IBM’s overall financial picture for the first quarter of 2020 started off as expected, with Red Hat again driving most of IBM’s growth. However, as IBM CEO Arvind Krishna told financial analysts, “in the last few weeks we faced a shift in client priorities toward the preservation of capital.”

Krishna said this shift impacted IBM’s software business “disproportionately” and that other parts of IBM’s business “maintained modest momentum.”

IBM CFO Jim Kavanaugh provided more color on the situation, explaining that the company was “tracking roughly in line with our expectations” through February. “As we got into March, the health situation and resulting social distancing became more widespread,” he added. “As you would expect, we saw a noticeable change in client priorities. With that, there was effectively a pause as clients understandably dealt with their most pressing needs.”

Kavanaugh noted that IBM’s software business took a significant hit as those deals have traditionally closed during the final two weeks of the quarter.

“For those clients that did engage at the end of the quarter, there was a noticeable change in priorities where focus very quickly shifted to the stability of their operations and preservation of cash,” Kavanaugh said. “They moved ahead with spending that addressed immediate and essential needs, including running mission-critical processes and securing a remote workforce.”

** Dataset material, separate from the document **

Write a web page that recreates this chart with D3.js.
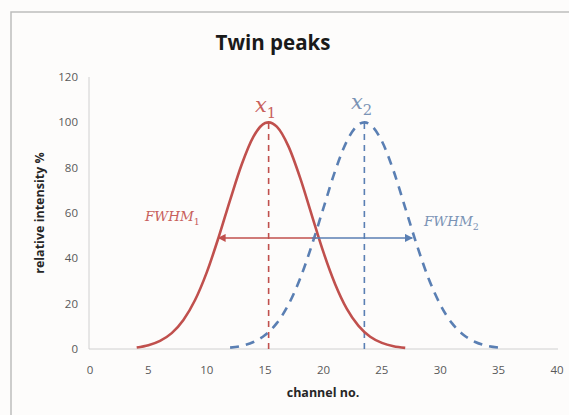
<!DOCTYPE html>
<html>
<head>
<meta charset="utf-8">
<script src="https://cdn.jsdelivr.net/npm/d3@7"></script>
<style>
  html, body { margin: 0; padding: 0; background: #fdfcfb; }
  svg { display: block; }
</style>
</head>
<body>
<svg id="chart" width="569" height="415"></svg>
<script>
// Peak 1 (solid red) – channel and relative intensity
const redChannels = [4, 5, 6, 7, 8, 9, 10, 11, 12, 13, 14, 15, 15.3, 16, 17, 18, 19, 20, 21, 22, 23, 24, 25, 26, 27];
const redIntensity = [0.7, 1.7, 3.6, 7.0, 12.8, 21.6, 33.8, 49.0, 65.7, 81.5, 93.7, 99.7, 100, 98.1, 89.4, 75.5, 59.0, 42.6, 28.6, 17.7, 10.2, 5.4, 2.7, 1.2, 0.5];

// Peak 2 (dashed blue)
const blueChannels = [12, 13, 14, 15, 16, 17, 18, 19, 20, 21, 22, 23, 23.5, 24, 25, 26, 27, 28, 29, 30, 31, 32, 33, 34, 35];
const blueIntensity = [0.6, 1.4, 3.1, 6.2, 11.4, 19.6, 31.1, 45.8, 62.3, 78.6, 91.7, 99.0, 100, 99.0, 91.7, 78.6, 62.3, 45.8, 31.1, 19.6, 11.4, 6.2, 3.1, 1.4, 0.6];

// Peak centres and FWHM arrows (level, from, to)
const peakCentres = [15.3, 23.5];
const peakMax = 100;
const fwhmLevel = 49;
const fwhmRed = [19.4, 11.0];
const fwhmBlue = [19.0, 27.6];

const xTicks = [0, 5, 10, 15, 20, 25, 30, 35, 40];
const yTicks = [0, 20, 40, 60, 80, 100, 120];

const RED = "#c0504d";
const BLUE = "#5a7fb3";

const svg = d3.select("#chart");

// chart frame (top and left edges visible)
svg.append("rect").attr("x", 0).attr("y", 0).attr("width", 569).attr("height", 415).attr("fill", "#fdfcfb");
svg.append("path")
  .attr("d", "M11,415 L11,12 L569,12")
  .attr("fill", "none").attr("stroke", "#bdbdbd").attr("stroke-width", 1.5);

const x = d3.scaleLinear().domain([0, 40]).range([90, 557]);
const y = d3.scaleLinear().domain([0, 120]).range([349, 77]);

// axis lines
svg.append("line").attr("x1", 89).attr("x2", 558).attr("y1", y(0)).attr("y2", y(0))
  .attr("stroke", "#d0d0d0").attr("stroke-width", 1);
svg.append("line").attr("x1", 89).attr("x2", 89).attr("y1", y(120)).attr("y2", y(0))
  .attr("stroke", "#d0d0d0").attr("stroke-width", 1);

// tick labels
const tickFont = "Open Sans, sans-serif";
svg.append("g").selectAll("text").data(yTicks).join("text")
  .attr("x", 78).attr("y", d => y(d)).attr("dy", "0.35em")
  .attr("text-anchor", "end").attr("font-family", tickFont).attr("font-size", 11.5)
  .attr("fill", "#595959").text(d => d);
svg.append("g").selectAll("text").data(xTicks).join("text")
  .attr("x", d => x(d)).attr("y", 370).attr("dy", "0.35em")
  .attr("text-anchor", "middle").attr("font-family", tickFont).attr("font-size", 11.5)
  .attr("fill", "#595959").text(d => d);

// axis titles
svg.append("text").attr("x", 323).attr("y", 393).attr("dy", "0.35em")
  .attr("text-anchor", "middle").attr("font-family", tickFont).attr("font-weight", "bold")
  .attr("font-size", 12.5).attr("fill", "#262626").text("channel no.");
svg.append("text").attr("transform", "translate(40,213) rotate(-90)").attr("dy", "0.35em")
  .attr("text-anchor", "middle").attr("font-family", tickFont).attr("font-weight", "bold")
  .attr("font-size", 12.5).attr("fill", "#262626").text("relative intensity %");

// title
svg.append("text").attr("x", 273).attr("y", 50)
  .attr("text-anchor", "middle").attr("font-family", tickFont).attr("font-weight", "bold")
  .attr("font-size", 20.5).attr("fill", "#1a1a1a").text("Twin peaks");

const line = d3.line().x(d => x(d[0])).y(d => y(d[1])).curve(d3.curveMonotoneX);

// centre markers
svg.append("line").attr("x1", x(peakCentres[0])).attr("x2", x(peakCentres[0]))
  .attr("y1", y(0)).attr("y2", y(peakMax))
  .attr("stroke", RED).attr("stroke-width", 1.6).attr("stroke-dasharray", "6,5");
svg.append("line").attr("x1", x(peakCentres[1])).attr("x2", x(peakCentres[1]))
  .attr("y1", y(0)).attr("y2", y(peakMax))
  .attr("stroke", BLUE).attr("stroke-width", 1.6).attr("stroke-dasharray", "6,5");

// peak curves
svg.append("path").datum(d3.zip(blueChannels, blueIntensity))
  .attr("d", line).attr("fill", "none").attr("stroke", BLUE)
  .attr("stroke-width", 2.6).attr("stroke-dasharray", "9,7");
svg.append("path").datum(d3.zip(redChannels, redIntensity))
  .attr("d", line).attr("fill", "none").attr("stroke", RED).attr("stroke-width", 2.6);

// arrow heads
const defs = svg.append("defs");
[["arrRed", RED], ["arrBlue", BLUE]].forEach(([id, c]) => {
  defs.append("marker").attr("id", id).attr("viewBox", "0 0 10 10")
    .attr("refX", 9).attr("refY", 5).attr("markerWidth", 5).attr("markerHeight", 5)
    .attr("orient", "auto")
    .append("path").attr("d", "M0,0 L10,5 L0,10 Z").attr("fill", c);
});

svg.append("line").attr("x1", x(fwhmRed[0])).attr("x2", x(fwhmRed[1]))
  .attr("y1", y(fwhmLevel)).attr("y2", y(fwhmLevel))
  .attr("stroke", RED).attr("stroke-width", 1.6).attr("marker-end", "url(#arrRed)");
svg.append("line").attr("x1", x(fwhmBlue[0])).attr("x2", x(fwhmBlue[1]))
  .attr("y1", y(fwhmLevel)).attr("y2", y(fwhmLevel))
  .attr("stroke", BLUE).attr("stroke-width", 1.6).attr("marker-end", "url(#arrBlue)");

// math labels
const mathFont = "DejaVu Serif, serif";
function mathLabel(px, py, main, sub, color, size) {
  const t = svg.append("text").attr("x", px).attr("y", py)
    .attr("font-family", mathFont).attr("fill", color).attr("font-size", size);
  t.append("tspan").attr("font-style", "italic").text(main);
  t.append("tspan").attr("font-size", size * 0.7).attr("dy", size * 0.3).text(sub);
}
mathLabel(255, 112, "x", "1", "#c8605c", 21);
mathLabel(351, 109, "x", "2", "#7a93b5", 21);
mathLabel(145, 221, "FWHM", "1", "#c8605c", 13.5);
mathLabel(424, 226, "FWHM", "2", "#7a93b5", 13.5);
</script>
</body>
</html>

"February did not indicate where March would wind up. March didn't indicate where Q2 will wind up," Ted Schadler, VP and principal analyst at Forrester Research, wrote in an email to SDxCentral. "This thing is developing much too quickly to have certainty about."

Red Hat Hot

Luckily, IBM’s software business is grouped in with its Red Hat-powered cloud operations. That broader group posted a 5% year-over-year increase in revenues during the quarter. Most of that was on the back of its Red Hat-powered cloud and data platforms business, which posted a 32% increase.

Specific to Red Hat, revenues surged 20% and Red Hat’s OpenShift and Ansible platforms helped to boost IBM’s emerging technologies revenues nearly 40% in the quarter. Highlighting Red Hat’s heat, Kavanaugh said that the division signed its two largest deals in history during the quarter, and now counted more than 2,200 customers using Red Hat services.

BMO Capital Markets analyst Keith Bachman noted in a research note that without Red Hat, IBM’s revenues actually contracted nearly 4% year over year.

The only other IBM division to post a year-over-year revenue increase was its “systems” business, which is based on its mainframe hardware and operating system software. That division posted a modest 3% revenue increase based on its Z mainframe and storage systems.

Kavanaugh did note that IBM’s cloud business had generated $22 billion in revenues over the past year, which put it third behind Amazon Web Services (AWS) and Microsoft. Synergy Research Group recently had IBM ranked as No. 4 in terms of worldwide market revenue share of the cloud market for the fourth quarter of last year.

Overall, IBM’s revenues were down just over 3% for the quarter compared to the first quarter of 2019. A surge in interest expenses during the latest quarter further handcuffed profits, which dropped from $1.6 billion last year to $1.2 billion this year.

“We believe that IBM’s organic growth will remain challenged for the next few [quarters], though IBM is not alone in facing tough macro conditions,” Bachman wrote.

As for it pulling its future guidance, Schadler noted that "indicates uncertainty about Q2 and beyond. We'll see other service providers and software companies doing the same in the Q1 earnings calls, I expect."